WASHINGTON (AP) – Statements that children make to teachers about possible abuse can be used as evidence, even if the child does not testify in court, the Supreme Court ruled unanimously on Thursday.
The ruling is expected to make it easier for prosecutors to convict people accused of domestic violence. The justices said that defendants don’t have a constitutional right to cross-examine child accusers unless their statements to school officials were made for the primary purpose of creating evidence for prosecution.
The case involves Darius Clark, a Cleveland man convicted of beating his girlfriend’s 3-year-old son. Clark says the trial court denied him the constitutional right to confront his accuser when it said the boy didn’t have to testify, but still considered statements he made to preschool teachers describing abuse.
The Supreme Court reversed a lower court and upheld Clark’s conviction.

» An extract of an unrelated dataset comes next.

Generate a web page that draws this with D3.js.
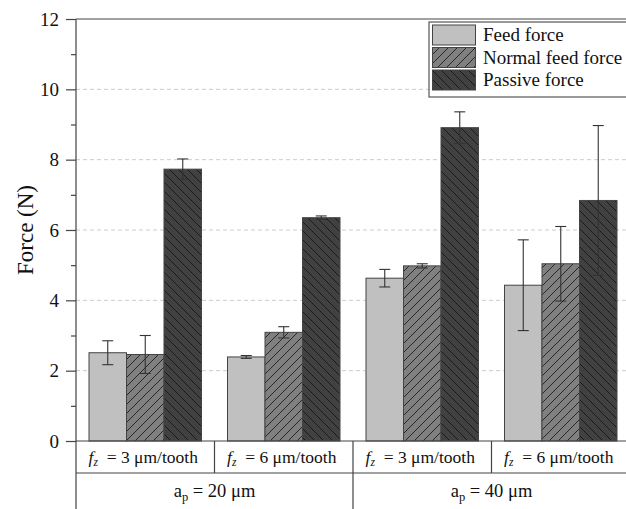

The court’s ruling resolves a split among lower courts about the role played by teachers, social workers and others who have a legal duty to report suspected child abuse that they notice in the course of their work. Ohio’s highest court had ruled that the duty to report abuse effectively turned teachers into agents of the state for law enforcement purposes, even though no police were initially involved.

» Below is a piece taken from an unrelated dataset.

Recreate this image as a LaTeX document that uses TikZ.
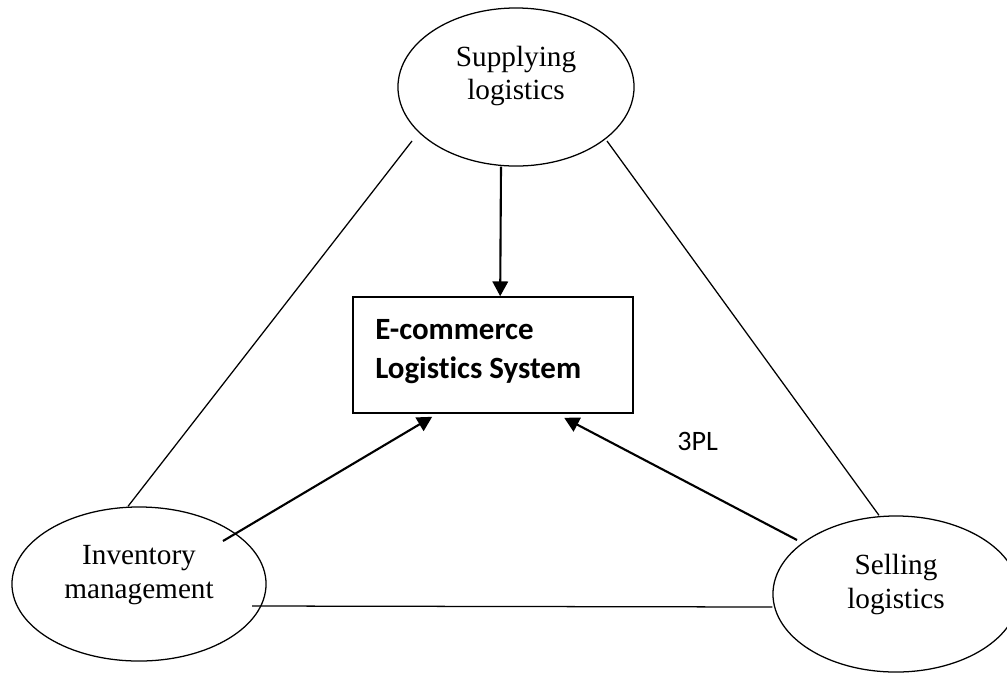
\documentclass[tikz,border=0pt]{standalone}
\usepackage{fontspec}
\setmainfont{Liberation Serif}
\newfontfamily\calibri[Ligatures=NoCommon]{Carlito}
\usetikzlibrary{arrows.meta,shapes.geometric,calc}
\begin{document}
\begin{tikzpicture}[x=0.025cm,y=-0.025cm,
  ell/.style={draw,ellipse,line width=0.9pt,inner sep=0pt},
  etext/.style={align=center,inner sep=0pt,font=\fontsize{20.8}{23.8}\selectfont},
  sysbox/.style={draw,rectangle,line width=1.1pt,inner sep=0pt,minimum width=7cm,minimum height=2.9cm},
  boxtext/.style={align=left,inner sep=0pt,anchor=west,font=\calibri\bfseries\fontsize{22}{27.7}\selectfont},
  lbl/.style={inner sep=0pt,anchor=base west,font=\calibri\fontsize{20}{24}\selectfont},
  thin/.style={line width=0.9pt},
  arr/.style={line width=1.5pt,-{Triangle[length=10.5pt,width=11pt]}}]
\useasboundingbox (0,0) rectangle (1007,673);
% nodes
\node[ell,minimum width=5.9cm,minimum height=3.95cm] (sup) at (516,87) {};
\node[etext] (suptext) at (516,76) {Supplying\\logistics};
\node[ell,minimum width=6.35cm,minimum height=3.85cm] (inv) at (139,584) {};
\node[etext] (invtext) at (139,575) {Inventory\\management};
\node[ell,minimum width=6.15cm,minimum height=3.9cm] (sel) at (896,594) {};
\node[etext] (seltext) at (896,584.5) {Selling\\logistics};
\node[sysbox] (box) at (493,355) {};
\node[boxtext] (boxlabel) at (375,352) {E-commerce\\Logistics System};
\node[lbl] (tpl) at (677,450) {3PL};
% triangle lines
\draw[thin] ($(sup.center)+(-104,54)$) -- ($(inv.north)+(-11,0)$);
\draw[thin] ($(sup.center)+(91,54)$) -- ($(sel.north)+(-17,0)$);
\draw[thin] ($(inv.center)+(113,22)$) -- ($(sel.west)+(0,13)$);
% arrows
\draw[arr] ($(sup.south)+(-15,0)$) -- ($(box.north west)+(148,0)$);
\draw[arr] ($(inv.center)+(84,-43)$) -- ($(box.south west)+(80,3)$);
\draw[arr] ($(sel.center)+(-99,-54)$) -- ($(box.south west)+(212,4)$);
\end{tikzpicture}
\end{document}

Writing for the court, Justice Samuel Alito said the fact that teachers have a legal duty to report child abuse suspicions to authorities does not transform a conversation between a concerned teacher and a student into a law enforcement mission aimed at gathering evidence for prosecution.
“Their questions and (the child’s) answers were primarily aimed at identifying and ending the threat,” Alito said. It was nothing like “formalized station-house questioning” or police interrogation.
Alito added that it is “extremely unlikely” that a 3-year-old child would intend his statements as a substitute for trial testimony.
The case began in 2010 when preschool teachers at a Head Start program asked the boy about bruises and welts they saw around his left eye. Asked who caused the injuries, the boy said “Dee,” referring to Clark.
Clark was later indicted, and the court allowed the teachers to testify at trial about statements the boy made identifying Clark. The boy was deemed “incompetent” to testify. Clark was convicted of felonious assault and child endangering.
A state appeals court overturned Clark’s conviction and the Ohio Supreme Court affirmed, ruling that teachers who are legally bound to report possible cases of abuse are in the same position as law enforcement officials when they question children.
Rejecting that view, Alito said the teachers’ “pressing concern was to protect (the child) and remove him from harm’s way.”
Forty-two states filed a brief supporting Ohio. They argue that excluding from evidence the statements children make to teachers, counselors and others who must report abuse will only protect abusers and impair the ability of states to protect children.
The National Association of Criminal Defense Lawyers submitted a brief arguing that children are susceptible to suggestion and giving unreliable testimony. The group said defendants have a constitutional right to cross examine witnesses, even when they are children.